Il faut dès lors s’attendre à ne retrouver de la vie que son ralentissement et son halètement portés par « un cœur de froid éteint », une cryogénie omniprésente dans les couloirs sans issues de ces murailles « de hautes pierres » de cette « sombre forteresse travestie ».

Seule trace de cette vie condamnée à une fatale paralysie, « la respiration cachée » d’un habitant imaginaire, ressemblant à un prisonnier, rivalise avec l’immobilité du vent dont la sinuosité de l’espace interdit toute forme de mouvement. La lumière devient « lumière-cicatrice », instrument noircissant ce paysage vide devant lequel le regard se déclare vaincu, incapable de pénétrer les couloirs de cette caverne où les ombres deviennent des « tressauts accrochés » et des « corps ouverts ».

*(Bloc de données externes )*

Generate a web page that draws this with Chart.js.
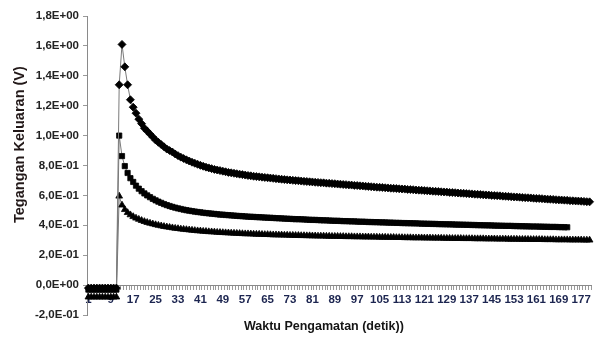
<!DOCTYPE html>
<html>
<head>
<meta charset="utf-8">
<script src="https://cdn.jsdelivr.net/npm/chart.js@4/dist/chart.umd.min.js"></script>
<style>
  html, body { margin: 0; padding: 0; background: #fff; }
  #wrap { width: 596px; height: 343px; }
</style>
</head>
<body>
<div id="wrap"><canvas id="c" width="596" height="343"></canvas></div>
<script>
// Categories: observation time 1..180 (detik)
const categories = [];
for (let i = 1; i <= 180; i++) categories.push(String(i));

// X tick labels shown (every 8th category)
const tickLabels = ['1','9','17','25','33','41','49','57','65','73','81','89','97','105','113','121','129','137','145','153','161','169','177'];

// Y tick values
const yTicks = [-0.2, 0, 0.2, 0.4, 0.6, 0.8, 1.0, 1.2, 1.4, 1.6, 1.8];

// Axis titles
const xTitle = 'Waktu Pengamatan (detik))';
const yTitle = 'Tegangan Keluaran (V)';

// Series 1 (diamonds)
const seriesDiamond = [
  -0.02,-0.02,-0.02,-0.02,-0.02,-0.02,-0.02,-0.02,-0.02,-0.02,
  -0.02,1.34,1.61,1.46,1.34,1.24,1.19,1.15,1.11,1.08,
  1.05,1.03,1.01,0.99,0.97,0.955,0.94,0.925,0.91,0.90,
  0.89,0.877,0.866,0.856,0.847,0.838,0.830,0.822,0.815,0.808,
  0.801,0.795,0.789,0.784,0.779,0.774,0.770,0.766,0.762,0.758,
  0.754,0.751,0.748,0.745,0.742,0.739,0.736,0.733,0.731,0.728,
  0.726,0.724,0.722,0.720,0.718,0.716,0.714,0.712,0.710,0.708,
  0.706,0.704,0.703,0.701,0.699,0.698,0.696,0.694,0.693,0.691,
  0.690,0.688,0.687,0.685,0.684,0.682,0.681,0.679,0.678,0.676,
  0.675,0.673,0.672,0.670,0.669,0.667,0.666,0.664,0.663,0.661,
  0.660,0.658,0.657,0.655,0.654,0.653,0.651,0.650,0.648,0.647,
  0.646,0.644,0.643,0.642,0.640,0.639,0.638,0.636,0.635,0.634,
  0.632,0.631,0.630,0.628,0.627,0.626,0.624,0.623,0.622,0.620,
  0.619,0.618,0.616,0.615,0.614,0.612,0.611,0.610,0.608,0.607,
  0.606,0.604,0.603,0.602,0.600,0.599,0.598,0.597,0.595,0.594,
  0.593,0.591,0.590,0.589,0.588,0.586,0.585,0.584,0.583,0.581,
  0.580,0.579,0.578,0.576,0.575,0.574,0.573,0.571,0.570,0.569,
  0.568,0.567,0.565,0.564,0.563,0.562,0.561,0.560,0.558,0.557
];

// Series 2 (squares)
const seriesSquare = [
  -0.03,-0.03,-0.03,-0.03,-0.03,-0.03,-0.03,-0.03,-0.03,-0.03,
  -0.03,1.00,0.863,0.796,0.75,0.715,0.69,0.665,0.645,0.628,
  0.613,0.60,0.588,0.577,0.567,0.558,0.55,0.542,0.535,0.529,
  0.523,0.518,0.513,0.509,0.505,0.501,0.498,0.495,0.492,0.489,
  0.487,0.484,0.482,0.480,0.478,0.476,0.474,0.472,0.471,0.469,
  0.468,0.466,0.465,0.463,0.462,0.461,0.459,0.458,0.457,0.456,
  0.455,0.454,0.453,0.452,0.451,0.450,0.449,0.448,0.447,0.446,
  0.445,0.444,0.443,0.442,0.441,0.441,0.440,0.439,0.438,0.437,
  0.436,0.436,0.435,0.434,0.433,0.433,0.432,0.431,0.430,0.430,
  0.429,0.428,0.428,0.427,0.426,0.426,0.425,0.424,0.424,0.423,
  0.422,0.422,0.421,0.421,0.420,0.419,0.419,0.418,0.418,0.417,
  0.416,0.416,0.415,0.415,0.414,0.414,0.413,0.413,0.412,0.411,
  0.411,0.410,0.410,0.409,0.409,0.408,0.408,0.407,0.407,0.406,
  0.406,0.405,0.405,0.404,0.404,0.403,0.403,0.402,0.402,0.401,
  0.401,0.400,0.400,0.399,0.399,0.398,0.398,0.397,0.397,0.396,
  0.396,0.396,0.395,0.395,0.394,0.394,0.393,0.393,0.392,0.392,
  0.392,0.391,0.391,0.390,0.390,0.389,0.389,0.389,0.388,0.388,
  0.387,0.387
];

// Series 3 (triangles)
const seriesTriangle = [
  -0.08,-0.08,-0.08,-0.08,-0.08,-0.08,-0.08,-0.08,-0.08,-0.08,
  -0.08,0.595,0.535,0.505,0.485,0.47,0.458,0.448,0.44,0.432,
  0.425,0.419,0.414,0.409,0.404,0.40,0.396,0.392,0.389,0.386,
  0.383,0.380,0.378,0.375,0.373,0.371,0.369,0.367,0.365,0.363,
  0.362,0.360,0.359,0.357,0.356,0.355,0.353,0.352,0.351,0.350,
  0.349,0.348,0.347,0.346,0.345,0.344,0.343,0.343,0.342,0.341,
  0.340,0.340,0.339,0.338,0.338,0.337,0.336,0.336,0.335,0.335,
  0.334,0.334,0.333,0.333,0.332,0.332,0.331,0.331,0.330,0.330,
  0.329,0.329,0.328,0.328,0.328,0.327,0.327,0.326,0.326,0.326,
  0.325,0.325,0.324,0.324,0.324,0.323,0.323,0.323,0.322,0.322,
  0.322,0.321,0.321,0.321,0.320,0.320,0.320,0.319,0.319,0.319,
  0.318,0.318,0.318,0.317,0.317,0.317,0.316,0.316,0.316,0.316,
  0.315,0.315,0.315,0.314,0.314,0.314,0.314,0.313,0.313,0.313,
  0.312,0.312,0.312,0.312,0.311,0.311,0.311,0.311,0.310,0.310,
  0.310,0.310,0.309,0.309,0.309,0.309,0.308,0.308,0.308,0.308,
  0.307,0.307,0.307,0.307,0.306,0.306,0.306,0.306,0.305,0.305,
  0.305,0.305,0.305,0.304,0.304,0.304,0.304,0.303,0.303,0.303,
  0.303,0.303,0.302,0.302,0.302,0.302,0.302,0.301,0.301,0.301
];

function fmtSci(v) {
  const r = Math.round(v * 10) / 10;
  if (Math.abs(r) < 1e-9) return '0,0E+00';
  let e = Math.floor(Math.log10(Math.abs(r)) + 1e-9);
  let m = r / Math.pow(10, e);
  let ms = m.toFixed(1).replace('.', ',');
  let es = (e < 0 ? '-' : '+') + String(Math.abs(e)).padStart(2, '0');
  return ms + 'E' + es;
}

const FONT = "'Liberation Sans', Arial, sans-serif";

// Axis titles placed like the original (Excel-style offsets)
const axisTitlePlugin = {
  id: 'axisTitles',
  afterDraw(chart) {
    const ctx = chart.ctx;
    const ca = chart.chartArea;
    ctx.save();
    ctx.fillStyle = '#151515';
    ctx.textAlign = 'center';
    ctx.textBaseline = 'middle';
    ctx.font = "bold 12.5px " + FONT;
    ctx.fillText(xTitle, ca.left + (ca.right - ca.left) * 0.47, ca.bottom + 12);
    ctx.translate(20, ca.top + (ca.bottom - ca.top) * 0.43);
    ctx.rotate(-Math.PI / 2);
    ctx.font = "bold 14.5px " + FONT;
    ctx.fillStyle = '#221818';
    ctx.fillText(yTitle, 0, 0);
    ctx.restore();
  }
};

const ds = (data, style, radius) => ({
  data,
  borderColor: '#7a7a7a',
  borderWidth: 1,
  pointStyle: style,
  pointRadius: radius,
  pointBackgroundColor: '#000',
  pointBorderColor: '#000',
  pointBorderWidth: 0.8,
  tension: 0,
  fill: false
});

new Chart(document.getElementById('c'), {
  type: 'line',
  data: {
    labels: categories,
    datasets: [
      ds(seriesDiamond, 'rectRot', 4),
      ds(seriesSquare, 'rect', 3.7),
      ds(seriesTriangle, 'triangle', 3.9)
    ]
  },
  plugins: [axisTitlePlugin],
  options: {
    responsive: false,
    animation: false,
    events: [],
    layout: { padding: { left: 12, right: 5, top: 16, bottom: 28 } },
    plugins: {
      legend: { display: false },
      tooltip: { enabled: false },
      title: { display: false }
    },
    scales: {
      x: {
        type: 'category',
        position: { y: 0 },
        offset: true,
        grid: {
          display: true,
          drawOnChartArea: false,
          drawTicks: true,
          tickLength: 4,
          color: '#9a9a9a',
          offset: true
        },
        border: { display: true, color: '#8a8a8a', width: 1 },
        ticks: {
          autoSkip: false,
          maxRotation: 0,
          minRotation: 0,
          padding: 4,
          color: '#1c2550',
          font: { family: FONT, size: 11.5, weight: 'bold' },
          callback: function (val, idx) {
            const lab = this.getLabelForValue(val);
            return tickLabels.includes(lab) ? lab : '';
          }
        }
      },
      y: {
        min: -0.2,
        max: 1.8,
        afterBuildTicks: (scale) => { scale.ticks = yTicks.map(v => ({ value: v })); },
        grid: {
          display: true,
          drawOnChartArea: false,
          drawTicks: true,
          tickLength: 4,
          color: '#9a9a9a'
        },
        border: { display: true, color: '#8a8a8a', width: 1 },
        ticks: {
          padding: 4,
          color: '#222',
          font: { family: FONT, size: 11.5, weight: 'bold' },
          callback: (v) => fmtSci(v)
        },
        title: { display: false },
        afterFit: (scale) => { scale.width = 75; }
      }
    }
  }
});
</script>
</body>
</html>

Le voyage poétique que Radu Portocala nous propose dans ce recueil tient plutôt à « une chute béante » dans un espace « sans dehors ».

Rien d’étonnant pour un intellectuel roumain exilé en France, échappé au régime communiste et « né entre deux condamnations, celle de mon grand-père et celle de mon père », comme il m’écrivait récemment.

Il rajoutait à cette même occasion : « Avant 1957, nous avons vécu dans un sous-sol, entourés de victimes et de veuves qui ne savaient pas qu’elle étaient déjà devenues veuves »

Cette phrase en dit peut-être assez du sens des poésies tranchantes comme des lames de souvenirs ineffaçables et transformées en vers d’une sobriété pénétrante.

Dan Burcea©

Radu Portocala, Voie sombrée, Éditions Dédale, 2020. Avec les illustrations de l’auteur.